Prosecutors filed a charge of attempted first-degree murder Thursday against a former University of Northern Colorado backup punter accused of stabbing his rival in the kicking leg.
Mitchell Cozad, 21, is accused of stabbing starter Rafael Mendoza on Sept. 11 outside Mendoza's apartment. Mendoza, who has returned to the team, was treated for a 3- to 5-inch deep puncture wound in his right thigh and released.
Cozad, of Wheatland, Wyo., also faces one count of second-degree assault. Prosecutors said he could face up to 48 years in prison if convicted.
His attorney, Joseph A. Gavaldon, did not immediately return a call.
Greeley, Colo., Police Lt. Gary Kessler said at the time the motive appeared to be competition for the starting job.
CLEMSON: Oprah Winfrey will be the latest to air the story of Clemson defensive back Ray Ray McElrathbey raising his 11-year-old brother, Fahmarr.
The Oprah Winfrey Show taped a segment with the McElrathbey brothers this week. The show is scheduled to be broadcast today.
The show features children who are running their households. The elder McElrathbey, 20, took custody of his younger brother this summer because of their mother's continuing battle with drug addiction.

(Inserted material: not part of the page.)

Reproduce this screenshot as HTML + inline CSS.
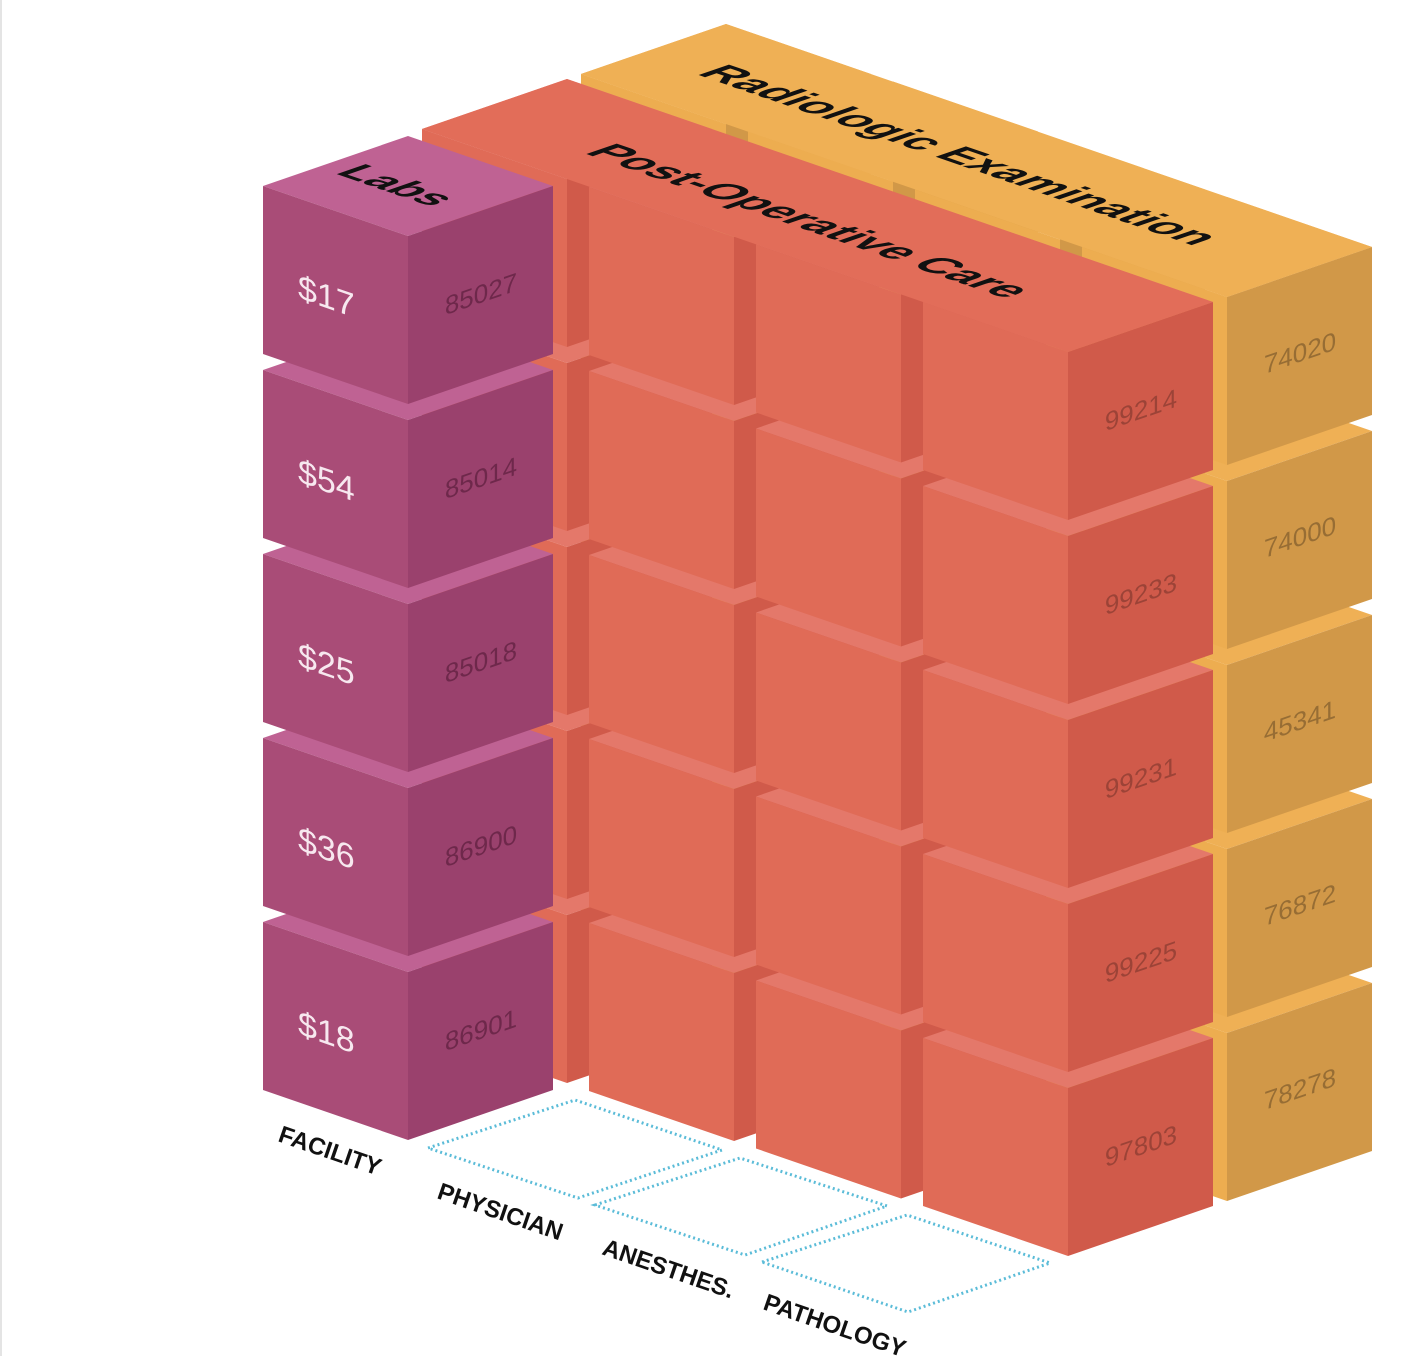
<!DOCTYPE html>
<html><head><meta charset="utf-8"><style>
html,body{margin:0;padding:0;background:#fff;}
svg{display:block;}
text{font-family:"Liberation Sans","DejaVu Sans",sans-serif;}
</style></head><body>
<svg width="1420" height="1356" viewBox="0 0 1420 1356" xmlns="http://www.w3.org/2000/svg">
<defs>
<g id="cR">
<polygon points="-145,-50 0,-100 145,-50 0,0" fill="#e4786a"/>
<polygon points="-145,-50 0,0 0,168 -145,118" fill="#e06b57"/>
<polygon points="0,0 145,-50 145,118 0,168" fill="#d05a4a"/>
</g>
<g id="cO">
<polygon points="-145,-50 0,-100 145,-50 0,0" fill="#efb055"/>
<polygon points="-145,-50 0,0 0,168 -145,118" fill="#edad50"/>
<polygon points="0,0 145,-50 145,118 0,168" fill="#d19848"/>
</g>
<g id="cL">
<polygon points="-145,-50 0,-100 145,-50 0,0" fill="#bf6293"/>
<polygon points="-145,-50 0,0 0,168 -145,118" fill="#a94c77"/>
<polygon points="0,0 145,-50 145,118 0,168" fill="#9a416d"/>
</g>
</defs>
<rect x="0" y="0" width="2" height="1356" fill="#e4e4e4"/>

<!-- orange block -->
<g>
<use href="#cO" x="726" y="860"/><use href="#cO" x="726" y="676"/><use href="#cO" x="726" y="492"/><use href="#cO" x="726" y="308"/><use href="#cO" x="726" y="124"/>
<use href="#cO" x="893" y="917.5"/><use href="#cO" x="893" y="733.5"/><use href="#cO" x="893" y="549.5"/><use href="#cO" x="893" y="365.5"/><use href="#cO" x="893" y="181.5"/>
<use href="#cO" x="1060" y="975.5"/><use href="#cO" x="1060" y="791.5"/><use href="#cO" x="1060" y="607.5"/><use href="#cO" x="1060" y="423.5"/><use href="#cO" x="1060" y="239.5"/>
<use href="#cO" x="1227" y="1033"/><use href="#cO" x="1227" y="849"/><use href="#cO" x="1227" y="665"/><use href="#cO" x="1227" y="481"/><use href="#cO" x="1227" y="297"/>
</g>
<polygon points="581,74 726,24 1372,247 1227,297" fill="#efb055"/>
<g font-size="26" fill="#000" fill-opacity="0.28" text-anchor="middle">
<text transform="matrix(1,-0.345,0,1,1227,297)" x="73" y="90">74020</text>
<text transform="matrix(1,-0.345,0,1,1227,481)" x="73" y="90">74000</text>
<text transform="matrix(1,-0.345,0,1,1227,665)" x="73" y="90">45341</text>
<text transform="matrix(1,-0.345,0,1,1227,849)" x="73" y="90">76872</text>
<text transform="matrix(1,-0.345,0,1,1227,1033)" x="73" y="90">78278</text>
</g>
<text transform="matrix(1,0.345,-1,0.345,945,160)" x="0" y="0" font-size="44" font-weight="bold" text-anchor="middle" fill="#111">Radiologic Examination</text>

<!-- red block -->
<g>
<use href="#cR" x="567" y="915"/><use href="#cR" x="567" y="731"/><use href="#cR" x="567" y="547"/><use href="#cR" x="567" y="363"/><use href="#cR" x="567" y="179"/>
<use href="#cR" x="734" y="973"/><use href="#cR" x="734" y="789"/><use href="#cR" x="734" y="605"/><use href="#cR" x="734" y="421"/><use href="#cR" x="734" y="237"/>
<use href="#cR" x="901" y="1030.5"/><use href="#cR" x="901" y="846.5"/><use href="#cR" x="901" y="662.5"/><use href="#cR" x="901" y="478.5"/><use href="#cR" x="901" y="294.5"/>
<use href="#cR" x="1068" y="1088"/><use href="#cR" x="1068" y="904"/><use href="#cR" x="1068" y="720"/><use href="#cR" x="1068" y="536"/><use href="#cR" x="1068" y="352"/>
</g>
<polygon points="422,129 567,79 1213,302 1068,352" fill="#e26d59"/>
<g font-size="26" fill="#000" fill-opacity="0.25" text-anchor="middle">
<text transform="matrix(1,-0.345,0,1,1068,352)" x="73" y="92">99214</text>
<text transform="matrix(1,-0.345,0,1,1068,536)" x="73" y="92">99233</text>
<text transform="matrix(1,-0.345,0,1,1068,720)" x="73" y="92">99231</text>
<text transform="matrix(1,-0.345,0,1,1068,904)" x="73" y="92">99225</text>
<text transform="matrix(1,-0.345,0,1,1068,1088)" x="73" y="92">97803</text>
</g>
<text transform="matrix(1,0.345,-1,0.345,795,226)" x="0" y="0" font-size="44" font-weight="bold" text-anchor="middle" fill="#111">Post-Operative Care</text>

<!-- labs -->
<g>
<use href="#cL" x="408" y="972"/><use href="#cL" x="408" y="788"/><use href="#cL" x="408" y="604"/><use href="#cL" x="408" y="420"/><use href="#cL" x="408" y="236"/>
</g>
<g font-size="26" fill="#3a0a22" fill-opacity="0.45" text-anchor="middle">
<text transform="matrix(1,-0.345,0,1,408,236)" x="73" y="92">85027</text>
<text transform="matrix(1,-0.345,0,1,408,420)" x="73" y="92">85014</text>
<text transform="matrix(1,-0.345,0,1,408,604)" x="73" y="92">85018</text>
<text transform="matrix(1,-0.345,0,1,408,788)" x="73" y="92">86900</text>
<text transform="matrix(1,-0.345,0,1,408,972)" x="73" y="92">86901</text>
</g>
<g font-size="34" fill="#f7e8ef">
<text transform="matrix(1,0.345,0,1,263,186)" x="35" y="100">$17</text>
<text transform="matrix(1,0.345,0,1,263,370)" x="35" y="100">$54</text>
<text transform="matrix(1,0.345,0,1,263,554)" x="35" y="100">$25</text>
<text transform="matrix(1,0.345,0,1,263,738)" x="35" y="100">$36</text>
<text transform="matrix(1,0.345,0,1,263,922)" x="35" y="100">$18</text>
</g>
<text transform="matrix(1,0.345,-1,0.345,383,190)" x="0" y="0" font-size="42" font-weight="bold" text-anchor="middle" fill="#111">Labs</text>

<!-- floor grid -->
<g fill="none" stroke="#5bbcd8" stroke-width="3" stroke-dasharray="2 3">
<polygon points="428,1148 575,1100 722,1150 578,1198"/>
<polygon points="595,1205 740,1158 887,1206 745,1255"/>
<polygon points="762,1262 907,1215 1050,1263 908,1312"/>
</g>
<g font-size="24" font-weight="bold" fill="#111">
<text transform="translate(277,1141) rotate(19)">FACILITY</text>
<text transform="translate(436,1198) rotate(19)">PHYSICIAN</text>
<text transform="translate(601,1254) rotate(19)">ANESTHES.</text>
<text transform="translate(762,1309) rotate(19)">PATHOLOGY</text>
</g>
</svg>
</body></html>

Ray Ray had said he wanted Fahmarr near him because he didn't want to worry about the middle school student going to foster care.
The two share an off-campus apartment.
The NCAA granted Clemson a waiver so members of the coaching staff and their families could help Fahmarr with transportation to and from R.C. Edwards Middle School. A trust fund was also established to help with Fahmarr's care.
COLORADO: The Colorado Court of Appeals refused to order the release of a grand jury's investigation report on a football recruiting scandal at the University of Colorado that prompted tighter controls on the school's athletic department.
A three-judge appeals court panel said that a Denver District Court judge made the right decision under state grand jury secrecy rules that allow the release of an investigative report only if no indictments are made.
In September 2004, the judge refused to unseal the report because the investigation resulted in a single indictment against a former football recruiting aide.
DARTMOUTH-HOLY CROSS BRAWL: The Dartmouth athletic department and football team apologized for the fight that broke out at the end of its game with Holy Cross last weekend as the college and police continued to investigate the incident.
After winning in overtime, Holy Cross players celebrated atop the Dartmouth "D" painted on the field, and fights broke out when the teams lined up for post-game handshakes. Some players were thrown to the ground and kicked. Coaches, campus security and Hanover police broke it up. No one was hurt.
"It is obvious that many players and some staff of both teams were involved in this incident," athletic director Jo Ann Harper said. But she said she was not able to identify specific participants.